Copyright © 1996, 2001, 2002, 2008 Donnamaie E. White

 
 

Preface

Table of Contents

1. Introduction

2. Simple Controllers

3. Adding Programming Support to the Controller

4. Refining the CCU

5. Evolution of the ALU

6. The ALU and Basic Arithmetic

7. Tying the System Together

Glossary

 

 

Tying the System Together

Last Edit November 1, 1996; July 20, 2001


The two basic building blocks of a general 16-bit system -- the CCU, including the firmware interrupt controller, and the RALU -- have been defined in previous chapters.
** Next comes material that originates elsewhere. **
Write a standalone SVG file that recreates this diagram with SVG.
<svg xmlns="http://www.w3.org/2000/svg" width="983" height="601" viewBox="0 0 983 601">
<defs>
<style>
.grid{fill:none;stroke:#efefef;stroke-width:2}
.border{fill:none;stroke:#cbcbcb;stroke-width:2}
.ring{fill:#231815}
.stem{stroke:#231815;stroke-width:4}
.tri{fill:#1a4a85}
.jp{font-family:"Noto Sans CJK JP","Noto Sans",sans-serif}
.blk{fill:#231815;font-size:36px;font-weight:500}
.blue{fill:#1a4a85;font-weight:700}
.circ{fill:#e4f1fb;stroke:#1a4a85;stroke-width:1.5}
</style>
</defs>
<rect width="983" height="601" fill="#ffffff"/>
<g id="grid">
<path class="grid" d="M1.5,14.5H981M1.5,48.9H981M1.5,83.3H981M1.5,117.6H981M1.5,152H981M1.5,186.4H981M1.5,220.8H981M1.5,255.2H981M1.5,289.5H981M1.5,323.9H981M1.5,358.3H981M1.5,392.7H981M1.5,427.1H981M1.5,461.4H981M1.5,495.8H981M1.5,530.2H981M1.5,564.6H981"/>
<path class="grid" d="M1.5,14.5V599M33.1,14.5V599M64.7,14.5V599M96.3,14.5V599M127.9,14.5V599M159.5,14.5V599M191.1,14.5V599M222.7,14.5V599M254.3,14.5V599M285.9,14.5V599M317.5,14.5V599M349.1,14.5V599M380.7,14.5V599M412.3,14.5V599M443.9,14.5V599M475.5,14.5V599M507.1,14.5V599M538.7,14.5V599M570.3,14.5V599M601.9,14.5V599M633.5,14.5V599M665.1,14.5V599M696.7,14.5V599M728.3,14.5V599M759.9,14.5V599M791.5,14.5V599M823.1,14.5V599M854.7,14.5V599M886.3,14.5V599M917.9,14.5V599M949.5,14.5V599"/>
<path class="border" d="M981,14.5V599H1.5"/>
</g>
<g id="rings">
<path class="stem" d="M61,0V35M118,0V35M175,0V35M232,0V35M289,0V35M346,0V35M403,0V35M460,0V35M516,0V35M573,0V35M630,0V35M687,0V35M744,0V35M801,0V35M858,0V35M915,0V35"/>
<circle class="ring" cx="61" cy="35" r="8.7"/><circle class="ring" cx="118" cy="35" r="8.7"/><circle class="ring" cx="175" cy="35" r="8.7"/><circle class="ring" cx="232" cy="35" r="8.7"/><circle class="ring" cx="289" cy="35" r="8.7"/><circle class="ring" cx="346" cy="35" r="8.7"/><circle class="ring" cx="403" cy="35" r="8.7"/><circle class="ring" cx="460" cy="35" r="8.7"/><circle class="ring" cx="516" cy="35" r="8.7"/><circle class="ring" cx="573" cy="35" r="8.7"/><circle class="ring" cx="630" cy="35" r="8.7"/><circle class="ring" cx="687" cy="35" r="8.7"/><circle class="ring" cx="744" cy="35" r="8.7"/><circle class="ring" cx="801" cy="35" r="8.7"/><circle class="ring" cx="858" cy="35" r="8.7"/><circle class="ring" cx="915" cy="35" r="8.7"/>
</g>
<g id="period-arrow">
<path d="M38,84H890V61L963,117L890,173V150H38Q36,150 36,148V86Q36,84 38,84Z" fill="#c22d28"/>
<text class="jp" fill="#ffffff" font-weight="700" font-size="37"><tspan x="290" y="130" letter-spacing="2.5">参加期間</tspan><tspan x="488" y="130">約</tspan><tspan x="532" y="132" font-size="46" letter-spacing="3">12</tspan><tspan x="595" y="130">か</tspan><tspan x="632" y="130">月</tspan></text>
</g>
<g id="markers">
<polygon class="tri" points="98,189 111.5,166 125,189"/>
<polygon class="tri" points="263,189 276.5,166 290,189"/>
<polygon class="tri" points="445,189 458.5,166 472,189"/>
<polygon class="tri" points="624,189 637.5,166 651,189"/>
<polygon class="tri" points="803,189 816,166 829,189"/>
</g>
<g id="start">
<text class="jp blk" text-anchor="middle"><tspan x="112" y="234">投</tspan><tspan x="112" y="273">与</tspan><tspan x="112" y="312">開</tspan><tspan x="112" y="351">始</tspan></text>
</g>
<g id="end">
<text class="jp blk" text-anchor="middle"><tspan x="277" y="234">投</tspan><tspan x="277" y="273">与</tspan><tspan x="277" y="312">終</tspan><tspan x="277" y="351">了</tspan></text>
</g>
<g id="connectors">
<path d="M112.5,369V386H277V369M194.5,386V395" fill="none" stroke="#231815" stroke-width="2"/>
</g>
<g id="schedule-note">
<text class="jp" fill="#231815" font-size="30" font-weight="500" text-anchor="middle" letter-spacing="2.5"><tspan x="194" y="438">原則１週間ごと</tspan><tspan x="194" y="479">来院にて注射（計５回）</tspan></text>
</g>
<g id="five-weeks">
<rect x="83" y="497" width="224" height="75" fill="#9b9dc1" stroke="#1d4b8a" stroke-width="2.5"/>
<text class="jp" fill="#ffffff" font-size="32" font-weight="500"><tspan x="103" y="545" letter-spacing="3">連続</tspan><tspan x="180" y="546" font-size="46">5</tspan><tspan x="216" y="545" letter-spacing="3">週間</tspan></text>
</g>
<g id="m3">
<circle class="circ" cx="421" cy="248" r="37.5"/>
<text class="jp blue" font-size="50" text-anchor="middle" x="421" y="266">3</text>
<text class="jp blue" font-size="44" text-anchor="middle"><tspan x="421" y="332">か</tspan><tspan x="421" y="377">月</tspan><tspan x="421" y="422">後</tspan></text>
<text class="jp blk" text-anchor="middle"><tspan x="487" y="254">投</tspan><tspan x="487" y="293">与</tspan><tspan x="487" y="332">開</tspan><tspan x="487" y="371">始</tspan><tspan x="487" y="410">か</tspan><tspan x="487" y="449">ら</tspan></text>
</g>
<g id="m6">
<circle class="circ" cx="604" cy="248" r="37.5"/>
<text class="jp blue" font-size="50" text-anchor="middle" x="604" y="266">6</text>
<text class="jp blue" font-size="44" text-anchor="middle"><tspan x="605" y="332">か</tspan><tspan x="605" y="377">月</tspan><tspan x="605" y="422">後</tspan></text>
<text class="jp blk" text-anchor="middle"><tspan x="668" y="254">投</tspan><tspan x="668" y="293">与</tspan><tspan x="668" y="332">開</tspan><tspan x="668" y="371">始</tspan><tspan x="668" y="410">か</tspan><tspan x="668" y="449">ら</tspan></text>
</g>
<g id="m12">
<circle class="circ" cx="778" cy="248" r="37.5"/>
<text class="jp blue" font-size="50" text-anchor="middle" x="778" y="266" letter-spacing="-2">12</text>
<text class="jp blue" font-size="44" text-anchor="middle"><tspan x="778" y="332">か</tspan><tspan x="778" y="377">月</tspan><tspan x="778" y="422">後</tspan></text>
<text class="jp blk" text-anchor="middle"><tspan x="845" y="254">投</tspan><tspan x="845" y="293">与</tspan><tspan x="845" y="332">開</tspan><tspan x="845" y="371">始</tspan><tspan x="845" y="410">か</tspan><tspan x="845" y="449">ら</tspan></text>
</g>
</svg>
Various other devices are available in the Am2900 family to complete the basic CPU that has been used throughout the text.

Expanded Memory for the Am2903

The Am2903 is designed to be interconnected to the Am29705, via decoders, in order to expand the basic 16x4 scratchpad memory. The Am29705 is a true two-port 16x4 RAM memory which can operate identically to the Am2903's own scratchpad. A logic diagram of the Am29705 is given in Figure 7-1. (The Am29203 uses the Am29707 version.)
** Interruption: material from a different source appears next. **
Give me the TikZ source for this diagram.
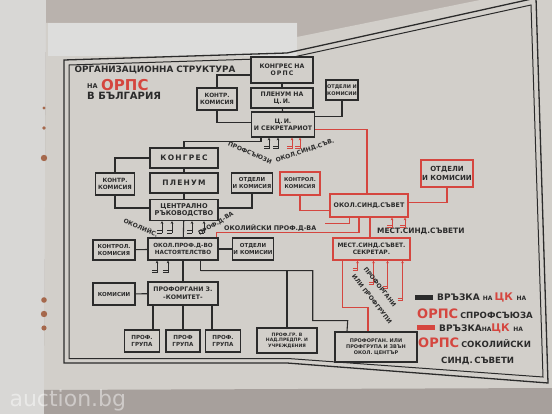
\documentclass[tikz,border=0pt]{standalone}
\usepackage{fontspec}
\setmainfont{DejaVu Sans}
\usetikzlibrary{calc,arrows.meta}
\definecolor{pagec}{HTML}{D2CFCA}
\definecolor{tablec}{HTML}{B9B2AD}
\definecolor{leftp}{HTML}{D8D7D5}
\definecolor{flap}{HTML}{DDDDDC}
\definecolor{ink}{HTML}{2B2B2B}
\definecolor{rd}{HTML}{D5463F}
\definecolor{stain}{HTML}{9A4E2C}
\tikzset{
 bx/.style={draw=ink, line width=1.4pt, fill=pagec, align=center, inner sep=1pt,
   font=\fontsize{6.2}{7.2}\selectfont\bfseries, text=ink},
 rbx/.style={bx, draw=rd},
 ln/.style={draw=ink, line width=1.1pt},
 rln/.style={draw=rd, line width=1.1pt},
 lab/.style={font=\fontsize{6}{6}\selectfont\bfseries, text=ink, inner sep=0pt},
 arr/.style={-{Stealth[length=2.6pt,width=2.8pt]}},
 frm/.style={draw=ink, line width=1.3pt},
}
\newcommand\mystub[4]{%
 \draw[#1, line width=0.8pt, arr] ($(#2)+(#3,#4)$) -- ($(#2)+(#3,0)$);
 \draw[#1, line width=0.8pt] ($(#2)+(#3-5,#4)$) -- ++(5,0) ($(#2)+(#3-5,#4-2.5)$) -- ++(5,0);}
\begin{document}
\begin{tikzpicture}[x=1pt,y=-1pt]
\useasboundingbox (0,0) rectangle (552,414);
% ---------- paper ----------
\fill[tablec] (0,0) rectangle (552,414);
\fill[leftp] (0,0) -- (46,0) -- (44,414) -- (0,414) -- cycle;
\fill[pagec] (46,23) -- (297,23) -- (297,37) -- (480,0) -- (552,0) -- (552,390) -- (44,392) -- cycle;
\fill[flap] (48,23) rectangle (297,56);
\fill[tablec!90!black] (44,390) -- (552,388) -- (552,414) -- (44,414) -- cycle;
\foreach \yy/\rr in {108/1.6,128/1.8,158/3.2,300/2.8,314/3.2,328/2.6}
  \fill[stain, opacity=.8] (44,\yy) circle (\rr);
\node[font=\fontsize{22}{22}\selectfont, text=white, opacity=.45, anchor=west] (wm) at (6,400) {auction.bg};
% ---------- frame ----------
\draw[frm] (64,60) -- (287,53) -- (536,-2) -- (548,383) -- (287,363) -- (64,363) -- cycle;
\draw[frm, line width=1pt] (69,65) -- (289,58) -- (531,5) -- (543,377) -- (288,358.5) -- (69,358.5) -- cycle;
% ---------- title ----------
\node[font=\fontsize{8.8}{9}\selectfont\bfseries, text=ink, inner sep=0] (t1) at (155,70) {ОРГАНИЗАЦИОННА СТРУКТУРА};
\node[font=\fontsize{6.5}{7}\selectfont\bfseries, text=ink, inner sep=0, anchor=south west] (t2) at (87,89) {НА};
\node[font=\fontsize{15}{15}\selectfont\bfseries, text=rd, inner sep=0, anchor=south west] (t3) at (101,91) {ОРПС};
\node[font=\fontsize{10}{10}\selectfont\bfseries, text=ink, inner sep=0, anchor=west] (t4) at (87,96) {В БЪЛГАРИЯ};
% ---------- top cluster ----------
\node[bx, minimum width=62, minimum height=26] (kong1) at (282,70) {КОНГРЕС НА\\О\,Р\,П\,С};
\node[bx, minimum width=62, minimum height=20] (plen1) at (282,98) {ПЛЕНУМ НА\\Ц.\,И.};
\node[bx, minimum width=63, minimum height=25] (ci) at (283,124.5) {Ц.\,И.\\И СЕКРЕТАРИОТ};
\node[bx, minimum width=40, minimum height=22, font=\fontsize{5.8}{7}\selectfont\bfseries] (kk1) at (217,99) {КОНТР.\\КОМИСИЯ};
\node[bx, minimum width=32, minimum height=20, font=\fontsize{5}{6.4}\selectfont\bfseries] (ok1) at (342,90) {ОТДЕЛИ И\\КОМИСИИ};
\draw[ln] (kong1) -- (plen1); \draw[ln] (plen1) -- (ci);
\draw[ln] ($(kong1.west)+(0,5)$) -| (kk1.north);
\draw[ln] (kk1.south) |- ($(ci.west)+(0,-2)$);
\draw[ln] (ok1.south) |- ($(ci.east)+(0,-8)$);
% ---------- middle cluster ----------
\node[bx, minimum width=68, minimum height=20, font=\fontsize{7.5}{8}\selectfont\bfseries] (kong2) at (184,158) {К\,О\,Н\,Г\,Р\,Е\,С};
\node[bx, minimum width=68, minimum height=20, font=\fontsize{7.5}{8}\selectfont\bfseries] (plen2) at (184,183) {П\,Л\,Е\,Н\,У\,М};
\node[bx, minimum width=68, minimum height=21, font=\fontsize{6.6}{7.4}\selectfont\bfseries] (cr) at (184,210) {ЦЕНТРАЛНО\\РЪКОВОДСТВО};
\node[bx, minimum width=39, minimum height=22, font=\fontsize{5.8}{7}\selectfont\bfseries] (kk2) at (115,184) {КОНТР.\\КОМИСИЯ};
\node[bx, minimum width=40, minimum height=20, font=\fontsize{5.5}{7}\selectfont\bfseries] (ok2) at (252,183) {ОТДЕЛИ\\И КОМИСИЯ};
\draw[ln] (kong2) -- (plen2); \draw[ln] (plen2) -- (cr);
\draw[ln] ($(kong2.west)+(0,0)$) -| (kk2.north);
\draw[ln] (kk2.south) |- ($(cr.west)+(0,-2)$);
\draw[ln] (ok2.south) |- ($(cr.east)+(0,-2)$);
\draw[ln] (kong2.north) |- ($(ci.south)+(-22,4)$) -- ($(ci.south)+(-22,0)$);
\mystub{ink}{ci.south}{-14}{11}
\mystub{ink}{ci.south}{-5}{11}
\mystub{rd}{ci.south}{9}{11}
\mystub{rd}{ci.south}{17}{11}
\node[lab, rotate=-23] (lp1) at (250,153) {ПРОФСЪЮЗИ};
\node[lab, rotate=19] (lp2) at (305,151) {ОКОЛ.СИНД.СЪВ.};
% ---------- lower cluster ----------
\node[bx, minimum width=70, minimum height=22, font=\fontsize{5.7}{7}\selectfont\bfseries] (nast) at (183,249) {ОКОЛ.ПРОФ.Д-ВО\\НАСТОЯТЕЛСТВО};
\node[bx, minimum width=42, minimum height=20, font=\fontsize{5.5}{7}\selectfont\bfseries] (kk3) at (114,250) {КОНТРОЛ.\\КОМИСИЯ};
\node[bx, minimum width=40, minimum height=22, font=\fontsize{5.5}{7}\selectfont\bfseries] (ok3) at (253,249) {ОТДЕЛИ\\И КОМИСИИ};
\node[bx, minimum width=70, minimum height=23, font=\fontsize{6.2}{7.6}\selectfont\bfseries] (prof) at (183,293.5) {ПРОФОРГАНИ З.\\-КОМИТЕТ-};
\node[bx, minimum width=42, minimum height=22, font=\fontsize{5.5}{7}\selectfont\bfseries] (kom) at (114,294) {КОМИСИИ};
\node[bx, minimum width=35, minimum height=22, font=\fontsize{5.6}{7}\selectfont\bfseries] (pg1) at (142,341) {ПРОФ.\\ГРУПА};
\node[bx, minimum width=34, minimum height=22, font=\fontsize{5.6}{7}\selectfont\bfseries] (pg2) at (183,341) {ПРОФ\\ГРУПА};
\node[bx, minimum width=35, minimum height=22, font=\fontsize{5.6}{7}\selectfont\bfseries] (pg3) at (223,341) {ПРОФ.\\ГРУПА};
\node[bx, minimum width=60, minimum height=25, font=\fontsize{4.6}{5.4}\selectfont\bfseries] (pgn) at (287,340.5) {ПРОФ.ГР. В\\НАД.ПРЕДПР. И\\УЧРЕЖДЕНИЯ};
\node[bx, minimum width=82, minimum height=30, font=\fontsize{5}{5.8}\selectfont\bfseries] (pgv) at (376,347) {ПРОФОРГАН. ИЛИ\\ПРОФГРУПА И ЗВЪН\\ОКОЛ. ЦЕНТЪР};
\draw[ln] (cr) -- (nast);
\draw[ln] (kk3) -- (nast); \draw[ln] (ok3) -- (nast);
\draw[ln] (nast) -- (prof);
\draw[ln] (kom) -- (prof);
\draw[ln] ($(prof.south)+(-30,0)$) -- ($(pg1.north)+(11,0)$);
\draw[ln] (prof.south) -- (pg2.north);
\draw[ln] ($(prof.south)+(29,0)$) -- ($(pg3.north)+(-11,0)$);
\draw[ln] ($(nast.south east)+(-18,0)$) -- ++(0,10) -| (pgn.north);
\draw[ln] ($(nast.south east)+(-18,10)$) -- ++(112,0) |- ++(35,50) -- ($(pgv.north)+(-29,0)$);
\mystub{ink}{cr.south}{-22}{12}
\mystub{ink}{cr.south}{-12}{12}
\mystub{ink}{cr.south}{8}{12}
\mystub{ink}{cr.south}{20}{12}
\mystub{ink}{nast.south}{-26}{12}
\mystub{ink}{nast.south}{-15}{12}
\node[lab, rotate=-24] (lo1) at (141,227) {ОКОЛИЙС.};
\node[lab, rotate=31] (lo2) at (216,224) {ПРОФ.Д-ВА};
\node[lab, font=\fontsize{6.4}{6.4}\selectfont\bfseries, anchor=west] (lo3) at (224,228.5) {ОКОЛИЙСКИ ПРОФ.Д-ВА};
% ---------- red cluster ----------
\node[rbx, minimum width=40, minimum height=23, font=\fontsize{5.3}{7}\selectfont\bfseries] (rkk) at (300,183.5) {КОНТРОЛ.\\КОМИСИЯ};
\node[rbx, minimum width=50, minimum height=27, font=\fontsize{7}{8.5}\selectfont\bfseries] (rok) at (447,173.5) {ОТДЕЛИ\\И КОМИСИИ};
\node[rbx, minimum width=78, minimum height=23, font=\fontsize{6.3}{7}\selectfont\bfseries] (os) at (369,205.5) {ОКОЛ.СИНД.СЪВЕТ};
\node[rbx, minimum width=77, minimum height=22, font=\fontsize{6}{7.4}\selectfont\bfseries] (ms) at (371.5,249) {МЕСТ.СИНД.СЪВЕТ.\\СЕКРЕТАР.};
\node[lab, font=\fontsize{7.4}{7.4}\selectfont\bfseries, anchor=west] (mst) at (377,231) {МЕСТ.СИНД.СЪВЕТИ};
\draw[rln] ($(ci.east)+(0,5)$) -| ($(os.north)+(-2,0)$);
\draw[rln] (rkk.south) |- ($(os.west)+(0,5)$);
\draw[rln] (rok.south) |- ($(os.east)+(0,-3)$);
\draw[rln] ($(os.south)+(1,0)$) -- ($(ms.north)+(-1.5,0)$);
\draw[rln] ($(os.south)+(-10,0)$) |- ($(nast.north east)+(-2,-5)$) -- ($(nast.north east)+(-2,0)$);
\draw[rln, line width=0.8pt] ($(os.south)+(-20,0)$) |- ++(-24,6);
\mystub{rd}{os.south}{23}{10}
\mystub{rd}{os.south}{36}{10}
\draw[rln] ($(ms.south west)+(10,0)$) |- ($(pgv.north)+(-8,-24)$) -- ($(pgv.north)+(-8,0)$);
\mystub{rd}{ms.south}{-14}{10}
\mystub{rd}{ms.south}{2}{24}
\mystub{rd}{ms.south}{16}{28}
\mystub{rd}{ms.south}{31}{40}
\node[lab, font=\fontsize{6}{7}\selectfont\bfseries, rotate=-52] (lpg1) at (380,287) {ПРОФОРГАНИ};
\node[lab, font=\fontsize{6}{7}\selectfont\bfseries, rotate=-52] (lpg2) at (372,299) {ИЛИ ПРОФГРУПИ};
% ---------- legend ----------
\fill[ink] (415,295.5) rectangle (433,300.5);
\node[inner sep=0, anchor=west, text=ink] (lg1) at (437,297.5) {\fontsize{9}{9}\selectfont\bfseries ВРЪЗКА \fontsize{6}{6}\selectfont НА \fontsize{10.5}{10.5}\selectfont\textcolor{rd}{ЦК} \fontsize{6}{6}\selectfont НА};
\node[inner sep=0, anchor=west, text=ink] (lg2) at (417,314) {\fontsize{13}{13}\selectfont\bfseries\textcolor{rd}{ОРПС}\,\fontsize{8}{8}\selectfont С\fontsize{8.6}{8.6}\selectfont ПРОФСЪЮЗА};
\fill[rd] (417,325.5) rectangle (435,330.5);
\node[inner sep=0, anchor=west, text=ink] (lg3) at (439,328) {\fontsize{9}{9}\selectfont\bfseries ВРЪЗКА\fontsize{6}{6}\selectfont НА\fontsize{10.5}{10.5}\selectfont\textcolor{rd}{ЦК} \fontsize{6}{6}\selectfont НА};
\node[inner sep=0, anchor=west, text=ink] (lg4) at (418,343) {\fontsize{13}{13}\selectfont\bfseries\textcolor{rd}{ОРПС}\,\fontsize{8}{8}\selectfont С\fontsize{8.6}{8.6}\selectfont ОКОЛИЙСКИ};
\node[inner sep=0, anchor=west, text=ink] (lg5) at (441,361) {\fontsize{8.6}{8.6}\selectfont\bfseries СИНД.\,СЪВЕТИ};
\end{tikzpicture}
\end{document}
Figure 7-1 Am29705 block diagram

 

By expanding the A, B addresses, scratchpad memory may be added in increments of 16 registers of the equivalent width of the ALU. An expanded memory interconnect diagram is shown in Figure 7-2 (taken from the original AMD data sheet).

Figure 7-2 Three-Address 64 by 4 memory. A 64-word by 4-bit three-address memory. Data is read from the A address to the YA outputs and from the B address to the YB outputs while the latch enable is HIGH. When the latch enable goes LOW, the YA and YB data are help in the internal latches, and the RAMB address is switched to the C destination address lines. A write pulse will then deposit the input data into the location by the C address.

MUX Requirements

In the course of examining the various arithmetic and shifting algorithms that any given system is to perform, including those few examined in this text, the designer will find it necessary to be able to vary

  1. the way that the RALU RAM and Q shifters interconnect
  2. the value of carry-in
  3. the source of the carry out status bit

The carry in bit could be

  1. from a field in the CCU
  2. from the ALU Cout (for rotate-by-add or for multiple word precision algorithms)
  3. from the ALU Z status line (for the Am2903 multiply for example)
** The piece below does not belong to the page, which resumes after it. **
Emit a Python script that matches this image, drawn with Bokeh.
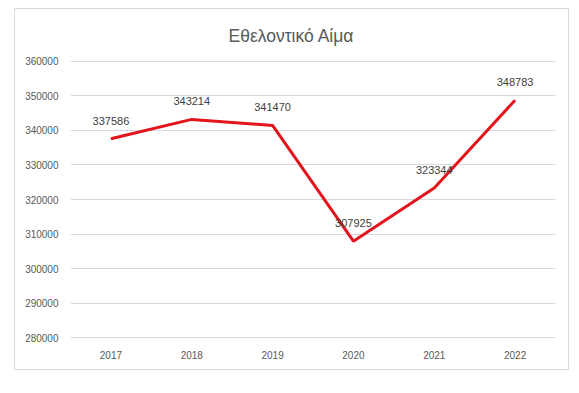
from bokeh.plotting import figure
from bokeh.models import (ColumnDataSource, FixedTicker, Range1d, FactorRange,
                          NumeralTickFormatter, Spacer)
from bokeh.layouts import row, column
from bokeh.core.properties import value
from bokeh.embed import file_html
from bokeh.resources import INLINE

years = ["2017", "2018", "2019", "2020", "2021", "2022"]
donations = [337586, 343214, 341470, 307925, 323344, 348783]
y_ticks = [280000, 290000, 300000, 310000, 320000, 330000, 340000, 350000, 360000]
title_text = "Εθελοντικό Αίμα"

src = ColumnDataSource(dict(x=years, y=donations, lab=[str(v) for v in donations]))

p = figure(width=553, height=360, x_range=FactorRange(*years),
           y_range=Range1d(279425, 360575), output_backend="svg",
           toolbar_location=None, title=title_text,
           min_border_left=55, min_border_right=13, min_border_top=48,
           min_border_bottom=30)

p.title.align = "left"
p.title.offset = 158
p.title.standoff = 28
p.title.text_font = "Liberation Sans"
p.title.text_font_size = "17.5px"
p.title.text_font_style = "normal"
p.title.text_color = "#595959"

p.outline_line_color = None
p.background_fill_color = "white"
p.border_fill_color = "white"

p.xgrid.grid_line_color = None
p.ygrid.grid_line_color = "#d9d9d9"
p.ygrid.grid_line_width = 1

p.yaxis.ticker = FixedTicker(ticks=y_ticks)
p.yaxis.formatter = NumeralTickFormatter(format="0")
for ax in (p.xaxis[0], p.yaxis[0]):
    ax.axis_line_color = None
    ax.major_tick_line_color = None
    ax.minor_tick_line_color = None
    ax.major_label_text_font = "Liberation Sans"
    ax.major_label_text_font_size = "10px"
    ax.major_label_text_color = "#595959"
p.yaxis.major_label_standoff = 6
p.xaxis.major_label_standoff = 5

p.line("x", "y", source=src, line_color="#e3141b", line_width=3)
p.text("x", "y", text="lab", source=src, text_align="center",
       text_baseline="middle", y_offset=-18,
       text_font=value("Liberation Sans"), text_font_size="11px",
       text_color="#404040")

boxed = column(p, styles={"border": "1px solid #d9d9d9"})
layout = row(Spacer(width=14), column(Spacer(height=8), boxed))

open("out.html", "w").write(file_html(layout, INLINE))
The carry out bit could be sourced from

  1. the Cn+4 of the RALU
  2. the RAM3 (or S3) output of the RAM shifter.

The shift and rotate interconnections are determined by the particular variations which any given design is to implement. RAM0 (Am2901) or S0 (Am2903) might require connection to Cout, RAM3 (S3), Q3 (extension register shifter), and ground, VCC or both. Q0 might require a similar flexibility of connection. RAM3 (S3) and Q3 would require complementary connection capability.

In each of these cases, the most obvious solution has been to employ multiplexors with the microinstruction supplying the appropriate selection for any desired connectivity pattern. The Am2904 is designed to replace the carry-in MUX, the carry-out MUX, the RAM0 and RAM3 MUXs, and the Q0 and Q3 MUXs. The Am2904 was developed to reduce the required SSI and MSI support (a.k.a. glue logic) which occurs in typical CPU designs.

Status Register

In the preferred architecture, the one being emphasized throughout this text, a status register is used to hold the status produced by the previous microinstruction (such as the ALU status outputs) for use in determining the next microinstruction address ("branch on result of previous"). The status outputs of the RALU as well as certain other conditional MUX inputs are considered to be microlevel status inputs.

A sophisticated architecture may also have machine-level status lines, those bits to be tested by the machine-level instructions. A machine-level status register is necessary in this case, and it must be settable at the individual bit level. The Am2904 includes both the microlevel and the macro or machine-level status registers and provides the bit set and certain testing capabilities to further reduce the SSI-MSI system logic support required.